Once again, it is right to specify that the Italian psychiatric system has always been in many ways very peculiar at an international level. With the law 833 of 1978, Italy decree for the first time the closure of the OPs (Psychiatric Hospitals) and provided for the transition to a community treatment model. Later on, as we saw, Italy closed also the OPGs in 2014. During the years following these important changes in the psychiatric patient care system, Italian psychiatrists have acquired specialized skills that characterize the operational practices to which they apply, often different from other European countries. Some of the strengths of the current Italian mental health care model include the widespread public outpatient psychiatric services throughout the country, interventions by the family and social environment and attention to other protective prognostic factors [7].
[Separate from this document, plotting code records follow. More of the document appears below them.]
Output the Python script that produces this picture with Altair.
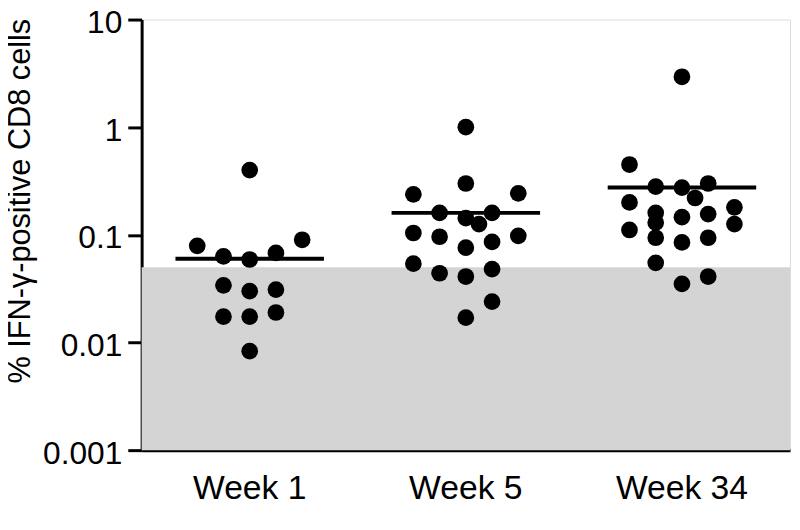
import altair as alt
import pandas as pd

groups = ["Week 1", "Week 5", "Week 34"]

week1_values = [0.40, 0.079, 0.090, 0.063, 0.059, 0.068, 0.034, 0.030, 0.031, 0.0174, 0.0174, 0.019, 0.0083]
week1_cols = [0, -4, 4, -2, 0, 2, -2, 0, 2, -2, 0, 2, 0]

week5_values = [1.0, 0.30, 0.238, 0.243, 0.16, 0.143, 0.126, 0.16, 0.104, 0.096, 0.098, 0.076, 0.086,
                0.054, 0.044, 0.041, 0.048, 0.024, 0.017]
week5_cols = [0, 0, -4, 4, -2, 0, 1, 2, -4, -2, 4, 0, 2, -4, -2, 0, 2, 2, 0]

week34_values = [2.94, 0.45, 0.28, 0.275, 0.30, 0.22, 0.20, 0.16, 0.13, 0.146, 0.156, 0.18, 0.126,
                 0.111, 0.094, 0.085, 0.094, 0.055, 0.041, 0.035]
week34_cols = [0, -4, -2, 0, 2, 1, -4, -2, -2, 0, 2, 4, 4, -4, -2, 0, 2, -2, 2, 0]

center_lines = [0.06, 0.16, 0.275]
shade_low = 0.001
shade_high = 0.05
y_ticks = [0.001, 0.01, 0.1, 1, 10]

rows = []
for g, vals, cols in zip(groups, [week1_values, week5_values, week34_values],
                         [week1_cols, week5_cols, week34_cols]):
    for v, c in zip(vals, cols):
        rows.append({"group": g, "value": v, "col": c})
points = pd.DataFrame(rows)
lines = pd.DataFrame({"group": groups, "value": center_lines})
shade = pd.DataFrame({"lo": [shade_low], "hi": [shade_high]})

W = 655
H = 435
step = W / 3
FONT = "Liberation Sans"

yscale = alt.Scale(type="log", domain=[0.001, 10], nice=False)
xscale = alt.Scale(domain=groups, paddingInner=0, paddingOuter=0)

band = alt.Chart(shade).mark_rect(color="#d4d4d4").encode(
    x=alt.value(0), x2=alt.value("width"),
    y=alt.Y("lo:Q", scale=yscale), y2="hi:Q",
)

dots = alt.Chart(points).mark_circle(size=285, color="black", opacity=1).encode(
    x=alt.X("group:N", scale=xscale, sort=groups,
            axis=alt.Axis(title=None, labelAngle=0, ticks=False, tickSize=0, labelFontSize=34,
                          labelColor="black", labelFont=FONT, labelPadding=49,
                          labelBaseline="alphabetic", labelAlign="center", bandPosition=0.5,
                          domainColor="black", domainWidth=3)),
    xOffset=alt.XOffset("col:Q", scale=alt.Scale(domain=[-4, 4],
                                                 range=[step / 2 - 53, step / 2 + 53])),
    y=alt.Y("value:Q", scale=yscale,
            axis=alt.Axis(values=y_ticks, format="~g", grid=False,
                          title="% IFN-γ-positive CD8 cells",
                          titleFontSize=31, titleFont=FONT, titleFontWeight="normal",
                          titleColor="black", titleAngle=-90, titleAlign="center",
                          titleBaseline="alphabetic", titleX=-113, titleY=183,
                          labelFontSize=32, labelFont=FONT, labelColor="black",
                          labelPadding=6, labelOffset=3, tickSize=14, tickWidth=3,
                          tickColor="black", domainColor="black", domainWidth=3)),
)

meds = alt.Chart(lines).mark_tick(color="black", thickness=4, size=150, opacity=1).encode(
    x=alt.X("group:N", scale=xscale, sort=groups),
    y=alt.Y("value:Q", scale=yscale),
)

chart = alt.layer(band, meds, dots).properties(
    width=W, height=H,
    autosize=alt.AutoSizeParams(type="none"),
    padding={"left": 135, "top": 9, "right": 2, "bottom": 78},
).configure_view(stroke=None).configure(background="white")

chart.save("out.html", embed_options={"renderer": "svg", "actions": False})
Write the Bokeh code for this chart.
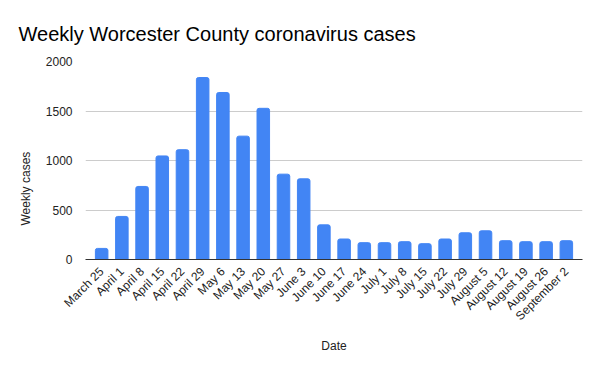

After the closure of OP, however, Italian general psychiatrists did not manage the violent and criminal behavior of their patients, which had previously been the responsibility of the Judicial System and its OPGs, so the National Health System psychiatrists gradually came to completely neglect these issues. Therefore, clinical psychiatrists, after OPGs closure, have to manage the risk of violence. It is the authors’ opinion that the use in Italian psychiatrist’s clinical practice of use of assessment and management tools, including those for the risk of violent acts is desirable in the near future for different reasons. At first, begin to use them habitually and regularly, as it should be, especially in our REMSs, in our forensic but in non-forensic facilities too would have the undoubted advantage of allowing us to compare ourselves with the models of other countries. Our forensic model of treatment is very unusual indeed, so the use of such tools would provide more objective data with which to support statements that today may appear self-referential. Hopefully, in few years, maybe, we will be able to demonstrate that our approach to the care of mentally ill patients it is no less effective than those chosen from countries other than ours and surely more ethical. From a practical perspective, these instruments can also guide the decision makers with the choice of priority criteria in accessing the waiting lists for admission to REMS. Finally, we think that the clinical and professional experience remains fundamental, but the use of these tools can be of valid comfort to the diagnostic and clinical reasoning both in the practice of general psychiatry and in forensic psychiatry evaluation as it can provide a unique, easyto- share clinical-anamnestic and historical information base that functions as a common source of reflection for all.